- GIVEN EXERCISE -
Starting at the first line of the listing below, repeat each line exactly until the line containing "from matplotlib.ticker import", which you include. Leave out pictures.
-------- INFORMATION SUPPLIED
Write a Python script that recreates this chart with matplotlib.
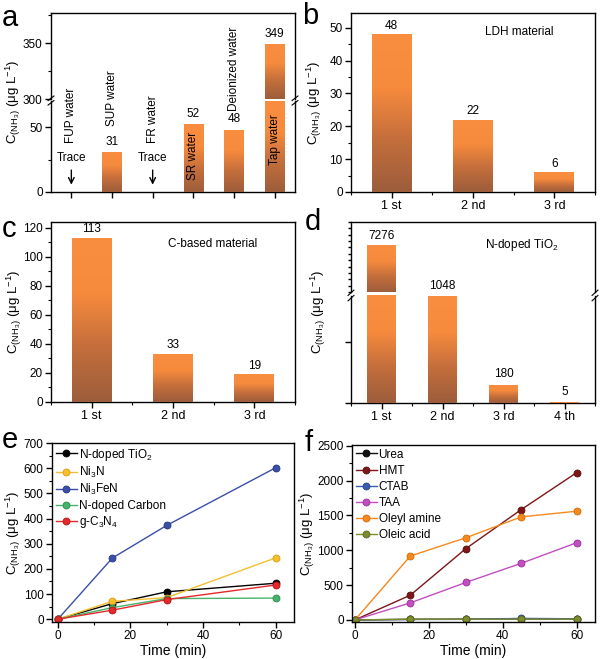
import numpy as np
import matplotlib
matplotlib.use('Agg')
import matplotlib.pyplot as plt
from matplotlib.colors import LinearSegmentedColormap
from matplotlib.ticker import MultipleLocator, NullFormatter

plt.rcParams['font.family'] = ['Liberation Sans', 'DejaVu Sans']
plt.rcParams['mathtext.fontset'] = 'custom'
plt.rcParams['mathtext.rm'] = 'Liberation Sans'
plt.rcParams['mathtext.it'] = 'Liberation Sans:italic'
plt.rcParams['axes.linewidth'] = 1.0

# ---- data ----
# a: water sources (0 = trace)
a_labels = ['FUP water', 'SUP water', 'FR water', 'SR water', 'Deionized water', 'Tap water']
a_values = [0, 31, 0, 52, 48, 349]
a_trace = [True, False, True, False, False, False]

# b, c, d: cycle runs
cyc3 = ['1 st', '2 nd', '3 rd']
cyc4 = ['1 st', '2 nd', '3 rd', '4 th']
b_values = [48, 22, 6]
c_values = [113, 33, 19]
d_values = [7276, 1048, 180, 5]

# e: catalysts vs time
e_time = [0, 15, 30, 60]
e_tio2 = [0, 62, 109, 143]
e_ni3n = [0, 71, 86, 244]
e_ni3fen = [0, 243, 373, 602]
e_ncarbon = [0, 46, 82, 84]
e_gc3n4 = [0, 36, 78, 136]

# f: precursors vs time
f_time = [0, 15, 30, 45, 60]
f_urea = [0, 8, 10, 14, 14]
f_hmt = [0, 355, 1022, 1582, 2112]
f_ctab = [0, 6, 8, 22, 16]
f_taa = [0, 245, 537, 812, 1107]
f_oleyl = [0, 917, 1178, 1478, 1560]
f_oleic = [0, 10, 10, 11, 12]

ylab = r'C$_{\mathrm{(NH_3)}}$ (μg L$^{-1}$)'
cmap = LinearSegmentedColormap.from_list('barg', ['#9C5D3B', '#C46E3C', '#F78B3D', '#F98E40'])

W, H = 600, 659
fig = plt.figure(figsize=(6, 6.59), dpi=100)


def add_ax(l, r, t, b):
    return fig.add_axes([l / W, 1 - b / H, (r - l) / W, (b - t) / H])


def fig_ylabel(x, y):
    fig.text(x / W, 1 - y / H, ylab, rotation=90, ha='center', va='center', fontsize=9.5)


def grad_bars(ax, xs, vals, w):
    y0, y1 = ax.get_ylim()
    bars = ax.bar(xs, vals, w, color='#F78B3D', zorder=2)
    img = np.linspace(0, 1, 256).reshape(-1, 1)
    for bar, v in zip(bars, vals):
        lo, hi = max(0, y0), min(v, y1)
        if hi <= lo:
            continue
        im = ax.imshow(img, extent=[bar.get_x(), bar.get_x() + w, lo, hi],
                       origin='lower', cmap=cmap, aspect='auto', zorder=3)
        im.set_clip_path(bar)
    ax.set_ylim(y0, y1)
    return bars


def style(ax):
    ax.tick_params(which='both', direction='out', labelsize=8.5, top=False, right=False, pad=2)
    ax.tick_params(which='major', length=4, width=1)
    ax.tick_params(which='minor', length=2, width=0.8)


def break_marks(axL):
    d = 0.012
    for xx in (0, 1):
        for off in (-0.025, 0.025):
            axL.plot([xx - d, xx + d], [1.0 - 0.02 + off, 1.0 + 0.03 + off],
                     transform=axL.transAxes, color='k', lw=0.8, clip_on=False)


def panel_letter(x, y, s):
    fig.text(x / W, 1 - y / H, s, fontsize=21, va='center', ha='left')


# ---------------- panel a ----------------
axaU = add_ax(51, 295, 13, 99)
axaL = add_ax(51, 295, 101, 192)
xa = np.arange(1, len(a_values) + 1)
axaU.set_ylim(300, 377)
axaL.set_ylim(0, 70)
for ax in (axaU, axaL):
    ax.set_xlim(0.5, 6.5)
    style(ax)
grad_bars(axaU, xa, a_values, 0.47)
grad_bars(axaL, xa, a_values, 0.47)
axaU.spines['bottom'].set_visible(False)
axaL.spines['top'].set_visible(False)
axaU.set_xticks([])
axaU.set_yticks([300, 350])
axaU.yaxis.set_minor_locator(MultipleLocator(25))
axaL.set_xticks(xa)
axaL.set_xticklabels([])
axaL.set_yticks([0, 50])
axaL.yaxis.set_minor_locator(MultipleLocator(25))
break_marks(axaL)

label_bottom = [38, 50.5, 38, 9.3, 62, 21]
for x, lab, v, tr, lb in zip(xa, a_labels, a_values, a_trace, label_bottom):
    axaL.text(x, lb, lab, rotation=90, ha='center', va='bottom', fontsize=8.5, zorder=5, clip_on=False)
    if tr:
        axaL.annotate('', xy=(x, 3.5), xytext=(x, 19),
                      arrowprops=dict(arrowstyle='->', lw=1, color='k'))
        axaL.text(x, 26.5, 'Trace', ha='center', va='center', fontsize=8.5)
    elif v > 300:
        axaU.annotate(str(v), (x, v), xytext=(0, 3), textcoords='offset points',
                      ha='center', va='bottom', fontsize=8.5)
    else:
        axaL.annotate(str(v), (x, v), xytext=(0, 3), textcoords='offset points',
                      ha='center', va='bottom', fontsize=8.5)
fig_ylabel(13, 102)
panel_letter(2, 18, 'a')


# ---------------- panel b / c ----------------
def simple_bars(l, r, t, b, vals, labels, ylim, major, minor, title, tx, ty):
    ax = add_ax(l, r, t, b)
    x = np.arange(1, len(vals) + 1)
    ax.set_xlim(0.5, len(vals) + 0.5)
    ax.set_ylim(*ylim)
    style(ax)
    grad_bars(ax, x, vals, 0.49)
    ax.set_xticks(x)
    ax.set_xticklabels(labels, fontsize=9)
    ax.xaxis.set_minor_locator(MultipleLocator(0.5))
    ax.yaxis.set_major_locator(MultipleLocator(major))
    ax.yaxis.set_minor_locator(MultipleLocator(minor))
    for xi, v in zip(x, vals):
        ax.annotate(str(v), (xi, v), xytext=(0, 2), textcoords='offset points',
                    ha='center', va='bottom', fontsize=8.5)
    ax.text(tx, ty, title, transform=ax.transAxes, fontsize=8.5, ha='left', va='center')
    fig_ylabel(l - 37, (t + b) / 2)
    return ax


simple_bars(351, 595, 13, 192, b_values, cyc3, (0, 54.5), 10, 5, 'LDH material', 0.55, 0.895)
panel_letter(302, 16, 'b')
simple_bars(51, 295, 222, 402, c_values, cyc3, (0, 124), 20, 10, 'C-based material', 0.48, 0.88)
panel_letter(2, 229, 'c')

# ---------------- panel d ----------------
axdU = add_ax(351, 595, 222, 292)
axdL = add_ax(351, 595, 296, 403)
xd = np.arange(1, len(d_values) + 1)
axdU.set_ylim(5800, 8000)
axdL.set_ylim(0, 1050)
for ax in (axdU, axdL):
    ax.set_xlim(0.5, 4.5)
    style(ax)
grad_bars(axdU, xd, d_values, 0.47)
grad_bars(axdL, xd, d_values, 0.47)
axdU.spines['bottom'].set_visible(False)
axdL.spines['top'].set_visible(False)
axdU.set_xticks([])
axdU.yaxis.set_major_locator(MultipleLocator(200))
axdU.yaxis.set_major_formatter(NullFormatter())
axdU.tick_params(which='major', length=2.5)
axdL.set_yticks([0, 600])
axdL.set_yticklabels([])
axdL.set_xticks(xd)
axdL.set_xticklabels(cyc4, fontsize=9)
axdL.xaxis.set_minor_locator(MultipleLocator(0.5))
break_marks(axdL)
axdU.annotate(str(d_values[0]), (xd[0], d_values[0]), xytext=(0, 2), textcoords='offset points',
              ha='center', va='bottom', fontsize=8.5)
for xi, v in zip(xd[1:], d_values[1:]):
    axdL.annotate(str(v), (xi, v), xytext=(0, 3), textcoords='offset points',
                  ha='center', va='bottom', fontsize=8.5)
axdU.text(0.55, 0.67, 'N-doped TiO$_2$', transform=axdU.transAxes, fontsize=8.5, ha='left', va='center')
fig_ylabel(318, 312)
panel_letter(305, 222, 'd')


# ---------------- panels e / f ----------------
def line_panel(l, r, t, b, xs, xlim, ylim, ymaj, ymin, series, spacing, labx):
    ax = add_ax(l, r, t, b)
    for ys, c, ec, lab in series:
        ax.plot(xs, ys, '-o', color=c, lw=1,
                ms=5, mfc=c, mec=ec, mew=0.6, label=lab)
    ax.set_xlim(*xlim)
    ax.set_ylim(*ylim)
    style(ax)
    ax.xaxis.set_major_locator(MultipleLocator(20))
    ax.xaxis.set_minor_locator(MultipleLocator(10))
    ax.yaxis.set_major_locator(MultipleLocator(ymaj))
    ax.yaxis.set_minor_locator(MultipleLocator(ymin))
    ax.set_xlabel('Time (min)', fontsize=10, labelpad=1)
    fig_ylabel(labx, (t + b) / 2)
    ax.legend(loc='upper left', frameon=False, fontsize=8.5, handlelength=1.8,
              handletextpad=0.15, labelspacing=spacing, borderaxespad=0.1,
              borderpad=0.2)
    return ax


line_panel(52, 294, 443, 622, e_time, (-1.6, 65), (-11, 700), 100, 50, [
    (e_tio2, '#000000', '#000000', 'N-doped TiO$_2$'),
    (e_ni3n, '#F5BF2E', '#D99E10', 'Ni$_3$N'),
    (e_ni3fen, '#3A4FA8', '#24357E', 'Ni$_3$FeN'),
    (e_ncarbon, '#45B36B', '#2E8A4E', 'N-doped Carbon'),
    (e_gc3n4, '#E5282A', '#B51517', 'g-C$_3$N$_4$'),
], 0.2, 13)
panel_letter(2, 440, 'e')

line_panel(352, 595, 445, 622, f_time, (-0.8, 65), (-30, 2510), 500, 250, [
    (f_urea, '#111111', '#000000', 'Urea'),
    (f_hmt, '#7E1517', '#5A0C0E', 'HMT'),
    (f_ctab, '#3A5CB0', '#243F85', 'CTAB'),
    (f_taa, '#C24FC2', '#962F96', 'TAA'),
    (f_oleyl, '#F5891E', '#D06A08', 'Oleyl amine'),
    (f_oleic, '#7D8B2A', '#5A661A', 'Oleic acid'),
], 0.35, 307)
panel_letter(305, 443, 'f')

fig.savefig('out.png', dpi=100)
----------------
- RESPONSE -
Write a Python script that recreates this chart with matplotlib.
import numpy as np
import matplotlib
matplotlib.use('Agg')
import matplotlib.pyplot as plt
from matplotlib.colors import LinearSegmentedColormap
from matplotlib.ticker import MultipleLocator, NullFormatter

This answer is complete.